Ground Services

dnata boss urges US to implement ground handling regulations after EASA proposals

dnata boss urges US to implement ground handling regulations after EASA proposals
Steve Allen says standardisation is going to make operations safer and more efficient (Image credit: dnata)

Last week, ARGS was invited by dnata to tour its Dubai headquarters and airport facilities. We took this opportunity to find out more about how the ground handler will work with EASA to implement the body’s recently proposed ground handling regulations at EU airports.

Having welcomed the proposals in January, dnata CEO, Steve Allen, believes the industry’s next step is to standardise operations globally.

The boss states that “the US has the most dangerous ground operations in the world” and therefore “safety on the ground is not as it should be”. This is what Allen had to say in full.

How is dnata working or going to work with the EASA to implement its newly proposed ground handling regulations, and would you welcome greater standardisation of operations globally?

I was the chairman of ASA [the Airport Services Association] for three years and while I was there, I was also the vice chairman of the ground operations group in IATA. At that time, I was pushing really, really hard for standardisation [and] setting a minimum set of requirements.

We as an industry have been working on this for many years through the IGOM [IATA Ground Operations Manual] which has been designed by ground handlers for ground handlers, and we believe this should be the standard way of operating a ground handling operation.

Airports are very complex places where everything interacts with everybody [and] everything else. And the only way we’re going to make airports safe is by having some minimum standards that everybody adheres to, to try and make the operation as simple as possible [to ensure] that people can be easily trained, the people know what each other are doing and that airlines understand what the ground handlers are doing.

Standardisation is going to make operations safer, it’s going to make them more efficient, and therefore, at the end of the day, it’s a great thing for the industry to do.

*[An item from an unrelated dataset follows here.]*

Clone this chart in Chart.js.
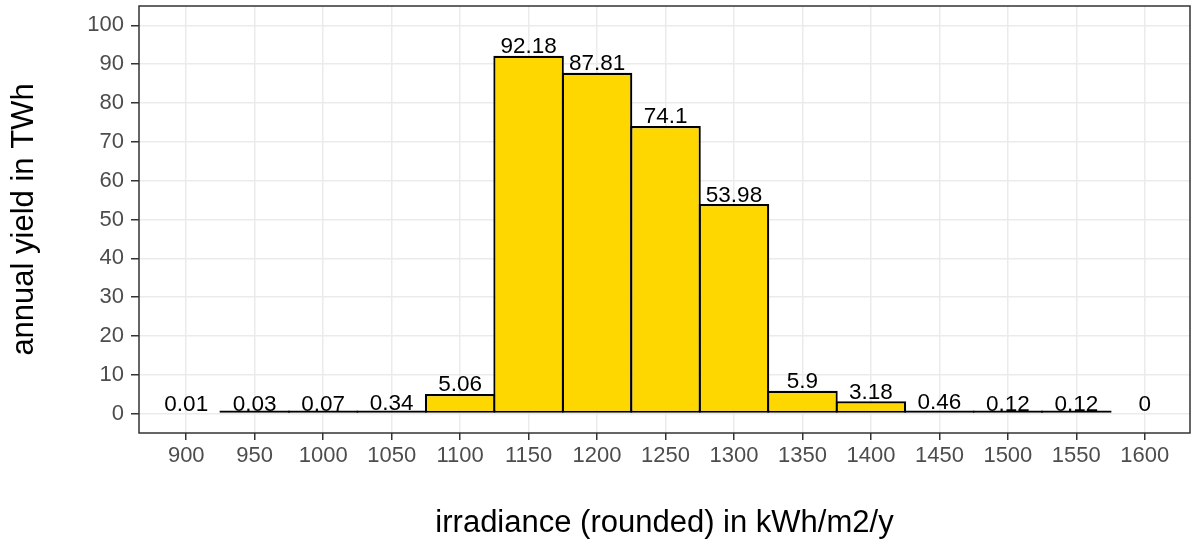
<!DOCTYPE html>
<html><head><meta charset="utf-8">
<script src="https://cdn.jsdelivr.net/npm/chart.js@4/dist/chart.umd.min.js"></script>
<style>html,body{margin:0;padding:0;background:#fff;overflow:hidden}#wrap{width:1192px;height:541px;position:relative}</style>
</head><body><div id="wrap"><canvas id="c" width="1192" height="541"></canvas></div>
<script>
// irradiance categories (kWh/m2/y) and annual yield (TWh)
const categories = [900, 950, 1000, 1050, 1100, 1150, 1200, 1250, 1300, 1350, 1400, 1450, 1500, 1550, 1600];
const yieldTWh   = [0.01, 0.03, 0.07, 0.34, 5.06, 92.18, 87.81, 74.1, 53.98, 5.9, 3.18, 0.46, 0.12, 0.12, 0];
const barCategories = [950, 1000, 1050, 1100, 1150, 1200, 1250, 1300, 1350, 1400, 1450, 1500, 1550];
const xTicks = [900, 950, 1000, 1050, 1100, 1150, 1200, 1250, 1300, 1350, 1400, 1450, 1500, 1550, 1600];
const yTicks = [0, 10, 20, 30, 40, 50, 60, 70, 80, 90, 100];
const xLimits = [865.5, 1633];
const yLimits = [-5, 105];
const xTitle = 'irradiance (rounded) in kWh/m2/y';
const yTitle = 'annual yield in TWh';

const FONT = '"Liberation Sans", Arial, sans-serif';

const barData = barCategories.map(c => ({ x: c, y: yieldTWh[categories.indexOf(c)] }));

const panelPlugin = {
  id: 'panel',
  afterDatasetsDraw(chart) {
    const { ctx, chartArea: a, scales: { x, y } } = chart;
    ctx.save();
    ctx.font = '22.5px ' + FONT;
    ctx.fillStyle = '#000000';
    ctx.textAlign = 'center';
    ctx.textBaseline = 'alphabetic';
    categories.forEach((c, i) => {
      ctx.fillText(String(yieldTWh[i]), x.getPixelForValue(c), y.getPixelForValue(yieldTWh[i]) - 2.5);
    });
    ctx.strokeStyle = '#333333';
    ctx.lineWidth = 1.5;
    ctx.strokeRect(a.left, a.top, a.right - a.left, a.bottom - a.top);
    ctx.restore();
  }
};

new Chart(document.getElementById('c'), {
  type: 'bar',
  data: {
    datasets: [{
      data: barData,
      backgroundColor: '#FFD700',
      borderColor: '#000000',
      borderWidth: 2.2,
      borderSkipped: false,
      minBarLength: 3,
      barPercentage: 1.03,
      categoryPercentage: 1
    }]
  },
  options: {
    responsive: false,
    animation: false,
    devicePixelRatio: 1,
    layout: { padding: { top: 6, right: 2, left: 0, bottom: 0 } },
    plugins: { legend: { display: false }, tooltip: { enabled: false } },
    scales: {
      x: {
        type: 'linear',
        min: xLimits[0], max: xLimits[1],
        offset: false,
        afterBuildTicks: s => { s.ticks = xTicks.map(v => ({ value: v })); },
        afterFit: s => { s.height = 108; s.paddingLeft = 0; s.paddingRight = 0; },
        grid: { offset: false, color: '#EBEBEB', lineWidth: 1.5, tickColor: '#333333', tickWidth: 1.5, tickLength: 7, drawTicks: true },
        border: { display: false },
        ticks: { autoSkip: false, maxRotation: 0, minRotation: 0, padding: 3, color: '#4D4D4D', font: { family: FONT, size: 22 }, callback: v => String(v) },
        title: { display: true, text: xTitle, color: '#000000', font: { family: FONT, size: 31, lineHeight: 1.1 }, padding: { top: 0, bottom: 0 } }
      },
      y: {
        type: 'linear',
        min: yLimits[0], max: yLimits[1],
        afterBuildTicks: s => { s.ticks = yTicks.map(v => ({ value: v })); },
        afterFit: s => { s.width = 139; s.paddingTop = 0; s.paddingBottom = 0; },
        grid: { color: '#EBEBEB', lineWidth: 1.5, tickColor: '#333333', tickWidth: 1.5, tickLength: 8, drawTicks: true },
        border: { display: false },
        ticks: { padding: 7, color: '#4D4D4D', font: { family: FONT, size: 22 }, callback: v => String(v) },
        title: { display: true, text: yTitle, color: '#000000', font: { family: FONT, size: 31, lineHeight: 1.2 }, padding: { top: 6, bottom: 0 } }
      }
    }
  },
  plugins: [panelPlugin]
});
</script>
</body></html>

EASA came to us when I was chairman of ASA and said ‘we’re looking at how we can standardise operations at airports’ – and I just [said to them] ‘don’t reinvent the wheel, don’t start again and have lots of working groups, working from the ground up. We’ve got the IGOM over here, which we’ve developed over 20 years, so why don’t you just adopt that?’.

Of course, like great government institutions, they like to invest a bit of time and effort into making it their own. We had people who represented the ground handlers, including dnata people, on the EASA working groups, trying to align the EASA regulations to what we already do.

And I think, thankfully, that’s more or less what they’ve done. They’re pretty well aligned. And then when you set that minimum set of requirements, you know that you can run a safe operation, and it’s up to the good companies to say, ‘I’m going to be the best at running that operation and I’m going to add the cherry on top of that bun that makes us better than everybody else’.

But at least what we won’t have is the unsafe operations and people who don’t invest in equipment, who don’t invest in people, who don’t invest in training, running around us, creating hassle and creating a mess.

That’s why I’m an advocate, [and I think that] at least this is a minimum requirement. I’m pretty confident that we already adhere to all the EASA standards – so we’ve already met that minimum bar.

The one place I welcome it to go next is the US. I think the US has the most dangerous ground operations in the world. There are too many handlers at stations and the requirements to become a ground handler are far too low, they are far too poorly policed. As a result of that the safety on the ground is not as it should be.

Why do you think it’s taken EASA so long to implement these regulations, given the long campaign from ground handlers to introduce them?

These organisations have priorities, and this clearly hasn’t been top of the priority list for them. Aviation has always been focused on air safety, quite rightly, because that’s the biggest risk that we’ve got.

And so you see air safety being very, very highly regulated, but the ground just hasn’t been regulated in the same way. And I think that’s because there isn’t the [same] level of risk, but I think also they’ve got a lot on their plate.

If you’re the European Union, you’ve got so many issues to resolve – is this going to be the top priority for you? Whilst we might think it’s absolutely essential, and Fabio [Gamba, the director general of ASA] might think it’s the most important thing, because that’s his job to think that, he’s still got to get it up the priority list and make it happen. But more power to him.